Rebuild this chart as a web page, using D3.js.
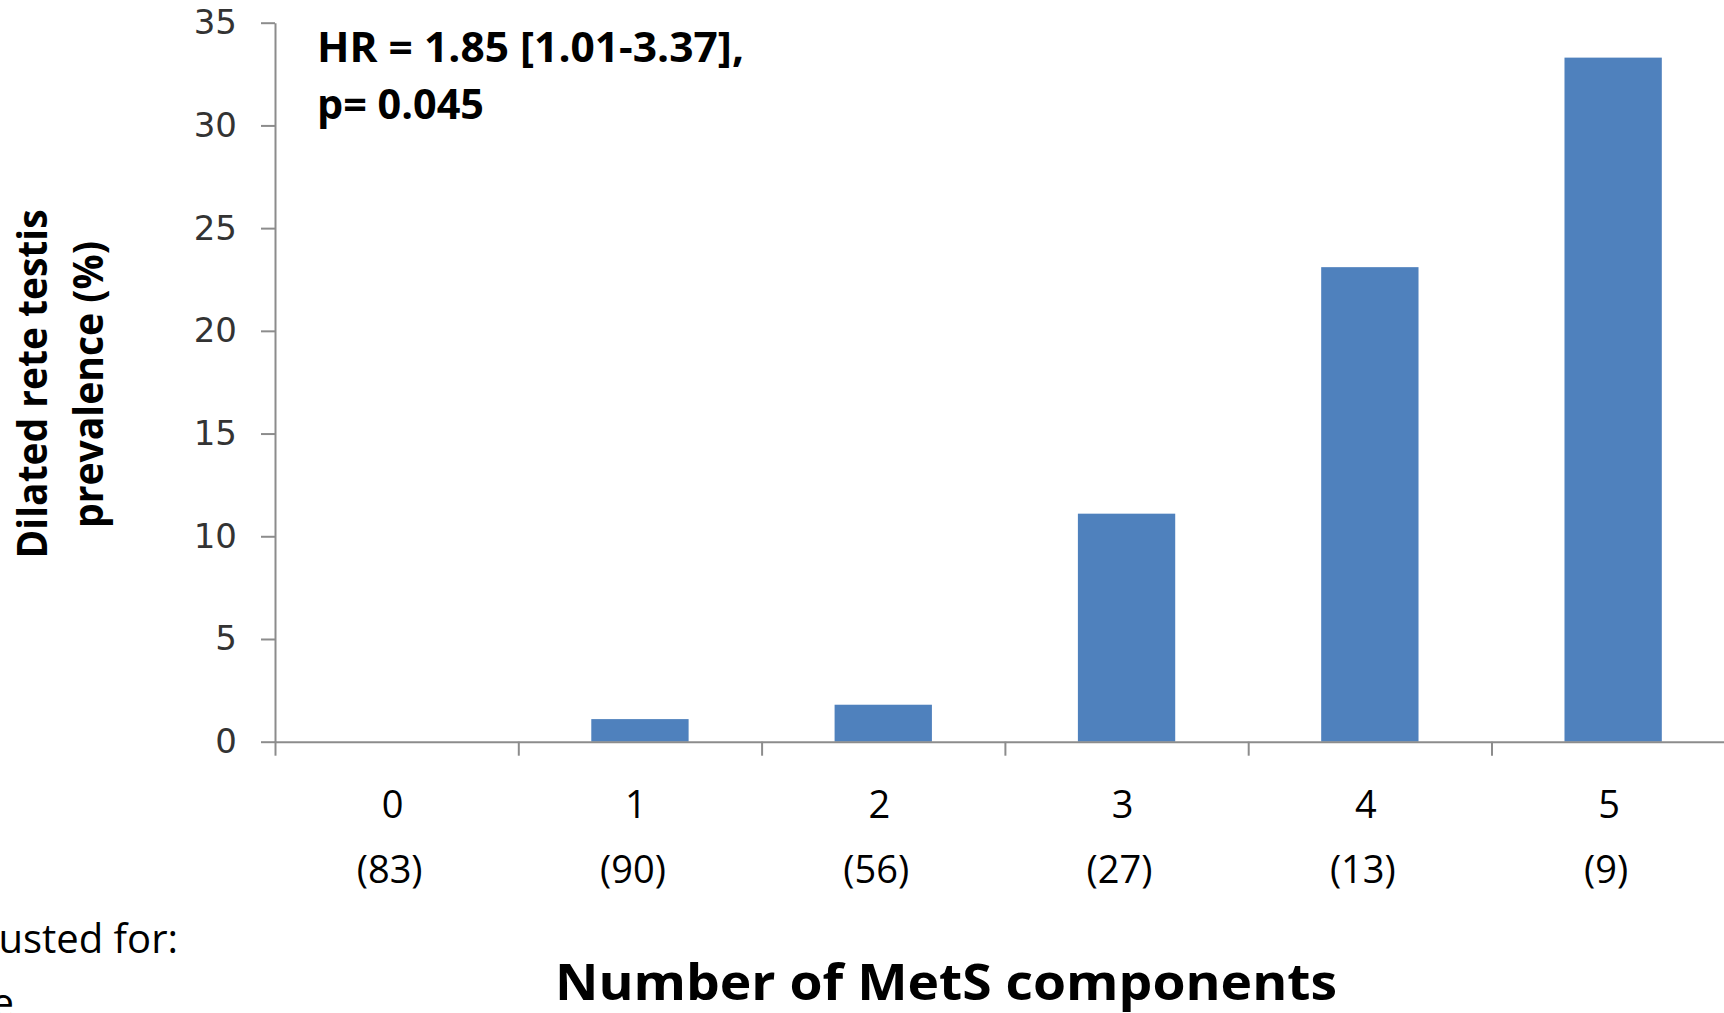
<!DOCTYPE html>
<html>
<head>
<meta charset="utf-8">
<script src="https://cdn.jsdelivr.net/npm/d3@7"></script>
<style>
  html, body { margin: 0; padding: 0; background: #ffffff; }
  svg { display: block; }
</style>
</head>
<body>
<svg id="chart" width="1724" height="1013"></svg>
<script>
// Number of metabolic syndrome components and dilated rete testis prevalence
const categories = ["0", "1", "2", "3", "4", "5"];
const subjects = ["(83)", "(90)", "(56)", "(27)", "(13)", "(9)"];
const prevalence = [0, 1.1, 1.8, 11.1, 23.1, 33.3];
const yTicks = [0, 5, 10, 15, 20, 25, 30, 35];
const annotation = ["HR = 1.85 [1.01-3.37],", "p= 0.045"];
const yTitle = ["Dilated rete testis", "prevalence (%)"];
const xTitle = "Number of MetS components";
const footnote = ["Adjusted for:", "Age"];

const svg = d3.select("#chart");
const plotLeft = 275, plotTop = 22.7, plotBottom = 741.7;
const step = 243.3;

const x = d3.scaleBand().domain(categories).range([plotLeft, plotLeft + step * categories.length]).padding(0);
const xEdge = d3.scaleLinear().domain([0, categories.length]).range(x.range());
const y = d3.scaleLinear().domain([0, 35]).range([plotBottom, plotTop]);

const axisColor = "#8c8c8c";
const regular = "'Open Sans', 'Noto Sans', sans-serif";

// bars, 40% of each category slot, centred
svg.append("g").selectAll("rect")
  .data(categories.map((c, i) => ({ c, v: prevalence[i] })))
  .join("rect")
  .attr("x", d => x(d.c) + x.bandwidth() * 0.3)
  .attr("width", x.bandwidth() * 0.4)
  .attr("y", d => y(d.v))
  .attr("height", d => y(0) - y(d.v))
  .attr("fill", "#4f81bd");

// y axis
const yAxis = svg.append("g")
  .attr("transform", `translate(${plotLeft},0)`)
  .call(d3.axisLeft(y).tickValues(yTicks).tickSize(14).tickSizeOuter(0).tickPadding(24));
yAxis.selectAll("text")
  .attr("font-family", "'DejaVu Sans', sans-serif")
  .attr("font-size", 34)
  .attr("fill", "#333333");

// x axis, ticks on the category boundaries
const xAxis = svg.append("g")
  .attr("transform", `translate(0,${plotBottom})`)
  .call(d3.axisBottom(xEdge).ticks(categories.length).tickFormat("").tickSize(14).tickSizeOuter(0));

[yAxis, xAxis].forEach(g => {
  g.select(".domain").attr("stroke", axisColor).attr("stroke-width", 2);
  g.selectAll(".tick line").attr("stroke", axisColor).attr("stroke-width", 2);
});

// category labels and group sizes
const labels = svg.append("g").attr("font-family", regular).attr("font-size", 38)
  .attr("fill", "#000").attr("text-anchor", "middle");
labels.selectAll("text.cat")
  .data(categories)
  .join("text").attr("class", "cat")
  .attr("x", d => x(d) + x.bandwidth() / 2 - 4)
  .attr("y", 818)
  .text(d => d);
labels.selectAll("text.n")
  .data(subjects)
  .join("text").attr("class", "n")
  .attr("x", (d, i) => x(categories[i]) + x.bandwidth() / 2 - 7)
  .attr("y", 883)
  .text(d => d);

// hazard ratio annotation
const ann = svg.append("g").attr("font-family", regular).attr("font-weight", 700)
  .attr("font-size", 42).attr("fill", "#000");
ann.append("text").attr("x", 317).attr("y", 61.7)
  .attr("textLength", 427).attr("lengthAdjust", "spacingAndGlyphs").text(annotation[0]);
ann.append("text").attr("x", 317).attr("y", 118.5)
  .attr("textLength", 167).attr("lengthAdjust", "spacingAndGlyphs").text(annotation[1]);

// y axis title, two rotated lines
const yt = svg.append("g").attr("font-family", regular).attr("font-weight", 700)
  .attr("font-size", 42).attr("fill", "#000").attr("text-anchor", "middle");
yt.append("text").attr("transform", "translate(46.5,384) rotate(-90)")
  .attr("textLength", 349).attr("lengthAdjust", "spacingAndGlyphs").text(yTitle[0]);
yt.append("text").attr("transform", "translate(103,384.5) rotate(-90)")
  .attr("textLength", 287).attr("lengthAdjust", "spacingAndGlyphs").text(yTitle[1]);

// x axis title
svg.append("text").attr("x", 946).attr("y", 1000)
  .attr("font-family", regular).attr("font-weight", 700).attr("font-size", 50)
  .attr("text-anchor", "middle").attr("fill", "#000")
  .attr("textLength", 782).attr("lengthAdjust", "spacingAndGlyphs").text(xTitle);

// covariate note at the lower left
const fn = svg.append("g").attr("font-family", regular).attr("font-size", 40)
  .attr("fill", "#000").attr("text-anchor", "end");
fn.append("text").attr("x", 178).attr("y", 953).text(footnote[0]);
fn.append("text").attr("x", 14).attr("y", 1017).text(footnote[1]);
</script>
</body>
</html>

============================================================

### What is required
Set the lines above down again, word for word, from the first through the one containing "d3.scaleLinear().domain([0, 35]).range([plotBottom, plotTop]);"; pictures excluded.

### Result below
Rebuild this chart as a web page, using D3.js.
<!DOCTYPE html>
<html>
<head>
<meta charset="utf-8">
<script src="https://cdn.jsdelivr.net/npm/d3@7"></script>
<style>
  html, body { margin: 0; padding: 0; background: #ffffff; }
  svg { display: block; }
</style>
</head>
<body>
<svg id="chart" width="1724" height="1013"></svg>
<script>
// Number of metabolic syndrome components and dilated rete testis prevalence
const categories = ["0", "1", "2", "3", "4", "5"];
const subjects = ["(83)", "(90)", "(56)", "(27)", "(13)", "(9)"];
const prevalence = [0, 1.1, 1.8, 11.1, 23.1, 33.3];
const yTicks = [0, 5, 10, 15, 20, 25, 30, 35];
const annotation = ["HR = 1.85 [1.01-3.37],", "p= 0.045"];
const yTitle = ["Dilated rete testis", "prevalence (%)"];
const xTitle = "Number of MetS components";
const footnote = ["Adjusted for:", "Age"];

const svg = d3.select("#chart");
const plotLeft = 275, plotTop = 22.7, plotBottom = 741.7;
const step = 243.3;

const x = d3.scaleBand().domain(categories).range([plotLeft, plotLeft + step * categories.length]).padding(0);
const xEdge = d3.scaleLinear().domain([0, categories.length]).range(x.range());
const y = d3.scaleLinear().domain([0, 35]).range([plotBottom, plotTop]);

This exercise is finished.